Binda then introduced a series of speakers related to the journal and to TUPIT, including participants in their MyTERN program, which is a four-course certificate program designed to prepare formerly incarcerated individuals to continue their education and find employment upon their release.
David Delvalle, a formerly incarcerated member of TUPIT, spoke about a writing assignment which “really brought something out of me,” where he describes the birth of his daughter.
“The art of storytelling is breeding empathy in other people,” Delvalle said. “A lot of my friends who read the stories weren't fathers themselves, so they didn't really have insight on what it was like to see their kids born and have that father daughter connection that’s just been an unbreakable bond.”

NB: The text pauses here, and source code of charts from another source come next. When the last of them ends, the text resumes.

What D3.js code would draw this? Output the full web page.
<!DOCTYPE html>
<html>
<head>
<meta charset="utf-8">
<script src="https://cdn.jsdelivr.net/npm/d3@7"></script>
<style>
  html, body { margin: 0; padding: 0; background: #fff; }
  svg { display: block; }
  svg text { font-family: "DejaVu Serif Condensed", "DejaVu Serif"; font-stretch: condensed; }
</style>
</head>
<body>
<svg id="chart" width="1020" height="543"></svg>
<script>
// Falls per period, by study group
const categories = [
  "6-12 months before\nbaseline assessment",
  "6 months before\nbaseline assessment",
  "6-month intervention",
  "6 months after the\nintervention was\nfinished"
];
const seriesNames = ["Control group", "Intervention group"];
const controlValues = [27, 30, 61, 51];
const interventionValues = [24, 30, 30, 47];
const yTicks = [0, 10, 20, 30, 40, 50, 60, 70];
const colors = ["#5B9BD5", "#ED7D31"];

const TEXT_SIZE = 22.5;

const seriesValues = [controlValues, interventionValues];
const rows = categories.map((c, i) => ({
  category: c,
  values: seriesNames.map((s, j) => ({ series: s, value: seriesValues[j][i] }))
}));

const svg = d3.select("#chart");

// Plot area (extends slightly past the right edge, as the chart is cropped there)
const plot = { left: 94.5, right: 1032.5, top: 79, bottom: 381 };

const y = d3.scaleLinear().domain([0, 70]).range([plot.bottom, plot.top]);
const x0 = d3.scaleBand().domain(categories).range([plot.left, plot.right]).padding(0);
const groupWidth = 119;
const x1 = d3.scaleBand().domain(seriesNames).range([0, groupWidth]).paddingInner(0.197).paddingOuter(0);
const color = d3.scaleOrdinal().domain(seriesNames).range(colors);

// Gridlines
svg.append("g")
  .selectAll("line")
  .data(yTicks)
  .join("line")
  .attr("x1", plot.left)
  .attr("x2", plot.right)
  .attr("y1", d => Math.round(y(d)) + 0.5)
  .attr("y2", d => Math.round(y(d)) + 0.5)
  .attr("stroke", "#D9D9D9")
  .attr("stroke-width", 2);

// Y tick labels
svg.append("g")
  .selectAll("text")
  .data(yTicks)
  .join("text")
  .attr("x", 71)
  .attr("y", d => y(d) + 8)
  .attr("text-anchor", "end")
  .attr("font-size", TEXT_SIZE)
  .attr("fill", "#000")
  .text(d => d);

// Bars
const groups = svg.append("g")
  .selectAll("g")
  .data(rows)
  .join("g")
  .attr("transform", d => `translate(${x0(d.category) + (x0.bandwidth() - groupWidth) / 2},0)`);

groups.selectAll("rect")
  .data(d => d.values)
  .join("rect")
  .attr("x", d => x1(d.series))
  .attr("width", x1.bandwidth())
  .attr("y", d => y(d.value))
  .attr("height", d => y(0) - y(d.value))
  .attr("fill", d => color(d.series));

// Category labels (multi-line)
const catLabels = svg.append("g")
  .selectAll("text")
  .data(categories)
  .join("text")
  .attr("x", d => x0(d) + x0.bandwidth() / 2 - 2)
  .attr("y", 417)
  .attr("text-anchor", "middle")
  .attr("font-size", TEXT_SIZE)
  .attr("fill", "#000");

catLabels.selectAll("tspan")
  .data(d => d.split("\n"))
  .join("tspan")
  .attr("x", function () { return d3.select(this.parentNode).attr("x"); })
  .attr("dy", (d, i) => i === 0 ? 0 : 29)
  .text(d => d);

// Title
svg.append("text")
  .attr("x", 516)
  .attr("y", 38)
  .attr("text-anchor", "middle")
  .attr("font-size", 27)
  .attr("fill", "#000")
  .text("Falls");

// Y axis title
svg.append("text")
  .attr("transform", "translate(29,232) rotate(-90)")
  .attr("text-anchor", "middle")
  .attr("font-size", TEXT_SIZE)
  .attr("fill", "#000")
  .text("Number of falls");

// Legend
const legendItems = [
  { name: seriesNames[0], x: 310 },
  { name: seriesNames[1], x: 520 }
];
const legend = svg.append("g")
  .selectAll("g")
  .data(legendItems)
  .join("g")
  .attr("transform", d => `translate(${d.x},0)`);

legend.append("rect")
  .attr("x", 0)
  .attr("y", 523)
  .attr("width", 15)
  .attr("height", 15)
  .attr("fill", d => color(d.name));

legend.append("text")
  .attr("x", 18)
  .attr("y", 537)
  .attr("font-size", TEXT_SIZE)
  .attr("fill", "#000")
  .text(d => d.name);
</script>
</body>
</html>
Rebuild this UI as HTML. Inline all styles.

Nurudeen Alabi, a MyTERN participant who returned home from a 15-year prison sentence last year, spoke about the role that the program played in his process of readjusting to life outside prison.
“It's not easy to come home after being incarcerated so long,” Alabi said at the event. “I was 17 at the time [I was incarcerated], now I'm 32.”
Alabi was enrolled in a program at Boston College, but they did not offer a transitional program, so TUPIT offered him a spot in MyTERN.
“I met Hilary [Binda] the second day I came home,” he said. “She helped me with my email, she helped me [learn] how to use an iPhone, she helped me with everything, and I had just met her that day.”
Alabi said the MyTERN program helped him and other formerly incarcerated individuals have a smoother transition to life outside prison, and that being a part of the program has allowed him to work on building a different life for himself.
“While I was incarcerated, an individual asked me, ‘What is your legacy?’” he said. “That's when I thought, ‘What would my legacy be?’ My legacy, I wanted it to be something positive; prior to that, it wasn't positive. So I knew education was that way of leaving a better legacy for me and my family.”
Alabi will begin working to complete his Bachelor of Arts this summer at Boston College.
David Baxter, another speaker, earned his bachelor’s degree through a program at Emerson College. He is now a community organizer and was published in ReSentencing.
Baxter, who has been home from prison for seven months, said that while this was not his first time being published, it was “the most meaningful … because I have had the honor and privilege to be published amongst my fellow incarcerated individuals.”
His essay, titled “Privilege and Power,” deals with his thought process and emotions surrounding the murder of George Floyd by police officers in Minnesota in May 2020.
“I've come to realize I write my best when I'm in the most pain,” Baxter said. “For some reason, that's the way it works. … In this writing, I question, was it the officers’ fault? Or was it a deeper rooted issue?”
Kentel Weaver, who earned a degree through TUPIT, was the final speaker at the event. “One of the things that [TUPIT] did for me was … I feel like I already possessed the intelligence and all of that, but it just amplified what I already had,” Weaver said.
Weaver was sentenced to life in prison at 16 and was released on parole in November after almost 20 years inside. Now, he expects to complete his bachelor’s degree at the Medford/Somerville campus.
“Now, I got this hunger for education. … You’re gonna see me more,” he told the audience in Barnum.
Copies of the ReSentencing Journal are available for order with a suggested $75 donation to TUPIT, which will support future editions of the journal along with an effort to purchase new computers for incarcerated students at MCI-Concord. A sample of the work included in the journal is on display in the lobby of Barnum Hall.